LIVES AND WORKS IN PARIS, FRANCE.
Through stretches of wild land or urban micro-details, Alexander Ray Tabet explores the macroscopic remains of spaces weathered by Nature or manipulated by Man. His eye projects us beyond the instantaneity of image reigning over most of our lives nowadays and tries to seize the viewer in a state of soft confusion, immerged as he is in a landscape on the frontier of fiction.
There is something of the “overview effect” in the contemplation of these great spans of terrestrial textures, abstract and powerful like the astronaut’s view as he glances down on the Earth from space with the reliefs and marks of this familiar world blurred, and the existential shock that ensues, which infuse sensations of infinitely great and infinitely small and his own humble position as a human being.
Seduced by the swaying of colors and the grain of the textures and intrigued by the litheness of fortuitous shapes he gladly considers his photographs as paintings. One can find in them the questions of an abstract painter looking for an aesthetic relationship between shapes and colors, spatial dynamism and the intensity of apparent gestures.
This abstraction is done here by the brute force of Nature.
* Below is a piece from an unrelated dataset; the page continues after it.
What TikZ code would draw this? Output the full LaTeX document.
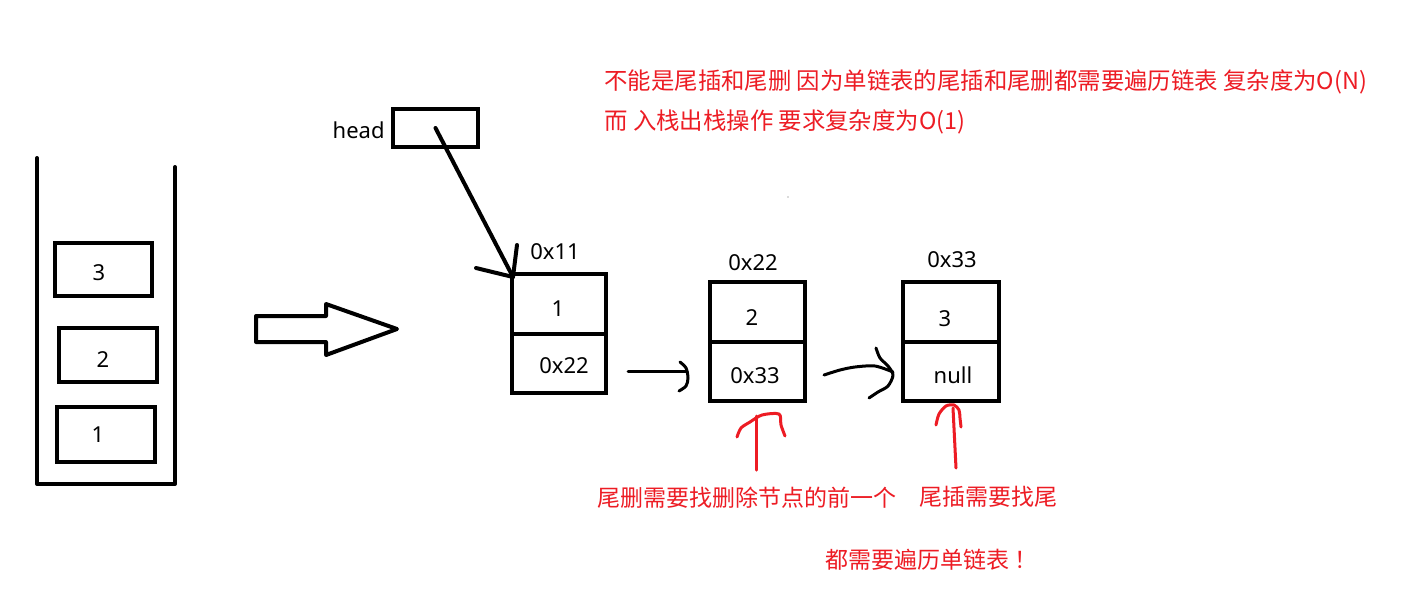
\documentclass[tikz,border=0pt]{standalone}
\usepackage{fontspec}
\setmainfont{Noto Sans}
\newfontfamily\cjk{Noto Sans CJK SC}
\definecolor{pred}{RGB}{237,28,36}
\tikzset{
  thick4/.style={line width=2pt, line join=round, line cap=round},
  cell/.style={draw, line width=2pt, inner sep=0pt},
  lbl/.style={inner sep=0pt, font=\fontsize{11}{13}\selectfont},
  pen/.style={line width=1.5pt, line cap=round, line join=round},
  redpen/.style={line width=1.5pt, line cap=round, line join=round, draw=pred},
  rtext/.style={inner sep=0pt, text=pred, font=\cjk\fontsize{11.5}{13}\selectfont}
}
\begin{document}
\begin{tikzpicture}[x=0.5pt,y=-0.5pt]
\useasboundingbox (0,0) rectangle (1424,601);
\fill[white] (0,0) rectangle (1424,601);

% stack
\draw[thick4] (37,158) -- (37,484) -- (175,484) -- (175,167);
\node[cell, minimum width=48.5pt, minimum height=26.5pt] (s3) at (103.5,269.5) {};
\node[cell, minimum width=49pt, minimum height=27pt] (s2) at (108,355) {};
\node[cell, minimum width=49pt, minimum height=27.5pt] (s1) at (106,434.5) {};
\node[lbl] (s3t) at (99,273) {3};
\node[lbl] (s2t) at (103,360) {2};
\node[lbl] (s1t) at (98,435) {1};

% hollow arrow
\draw[thick4] (256,316) -- (326,316) -- (326,304) -- (397,329) -- (326,355) -- (326,342) -- (256,342) -- cycle;

% head
\node[cell, minimum width=42.5pt, minimum height=19pt] (head) at (435.5,128) {};
\node[lbl, anchor=east] (headl) at (385,130) {head};

% node 1
\node[cell, minimum width=47pt, minimum height=30pt] (n1v) at (559,304) {};
\node[cell, minimum width=47pt, minimum height=29.5pt] (n1p) at (559,363.5) {};
\node[lbl] (n1vt) at (558,309) {1};
\node[lbl] (n1pt) at (564,366) {0x22};
\node[lbl] (n1a) at (555,252) {0x11};

% node 2
\node[cell, minimum width=47.5pt, minimum height=30pt] (n2v) at (757.5,312) {};
\node[cell, minimum width=47.5pt, minimum height=29.5pt] (n2p) at (757.5,371.5) {};
\node[lbl] (n2vt) at (752,318) {2};
\node[lbl] (n2pt) at (755,376) {0x33};
\node[lbl] (n2a) at (753,263) {0x22};

% node 3
\node[cell, minimum width=48pt, minimum height=30pt] (n3v) at (951,312) {};
\node[cell, minimum width=48pt, minimum height=29.5pt] (n3p) at (951,371.5) {};
\node[lbl] (n3vt) at (945,319) {3};
\node[lbl] (n3pt) at (953,375) {null};
\node[lbl] (n3a) at (952,260) {0x33};

% head -> node1
\coordinate (tip) at (513,277);
\draw[pen, line width=2pt] (head.center) -- (tip);
\draw[pen, line width=2pt] (476,268) -- (tip) -- (517,245);

% node1 -> node2
\coordinate (a1s) at (628,371);
\coordinate (a1e) at (687,371);
\draw[pen] (a1s) -- (a1e);
\draw[pen] plot[smooth] coordinates {(680,362) (686,368) (688,378) (686,386) (679,391)};

% node2 -> node3
\coordinate (a2s) at (824,375);
\coordinate (a2e) at (893,372);
\draw[pen] plot[smooth] coordinates {(a2s) (840,370) (855,367) (875,366) (a2e)};
\draw[pen] plot[smooth] coordinates {(876,348) (880,358) (888,366) (893,375) (888,386) (878,392) (869,398)};

% red arrows
\coordinate (r1b) at (756,470);
\coordinate (r1t) at (756,416);
\draw[redpen] (r1b) -- (r1t);
\draw[redpen] plot[smooth] coordinates {(737,437) (741,428) (750,422) (762,415) (779,414) (781,425) (785,436)};
\coordinate (r2b) at (956,468);
\coordinate (r2t) at (953,408);
\draw[redpen] (r2b) -- (r2t);
\draw[redpen] plot[smooth] coordinates {(936,425) (939,414) (946,406) (954,405) (959,410) (960,418) (961,427)};

% stray dot
\fill[black!60] (788,197) circle (0.6);

% red texts
\node[rtext, anchor=west, font=\cjk\fontsize{11.7}{13}\selectfont] (t1) at (604,82) {不能是尾插和尾删 因为单链表的尾插和尾删都需要遍历链表 复杂度为O(N)};
\node[rtext, anchor=west, font=\cjk\fontsize{11.7}{13}\selectfont] (t2) at (604,122) {而 入栈出栈操作 要求复杂度为O(1)};
\node[rtext] (t3) at (747,498) {尾删需要找删除节点的前一个};
\node[rtext] (t4) at (988,497) {尾插需要找尾};
\node[rtext, anchor=west] (t5) at (825,560) {都需要遍历单链表 ！};
\end{tikzpicture}
\end{document}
The artist is a passive witness as are we.
In parallel, one can sense the very human research of some kind of graphic order, even wavering , of a rigorous geometry, where neither the hand of Man nor the constancy of Nature would have been able to create it. Nevertheless…
Discovering suddenly that the eye of the beholder, by simply fixating its gaze, can conceive spaces within spaces and create entire universes, these photographs, like so many windows, open onto another dimension.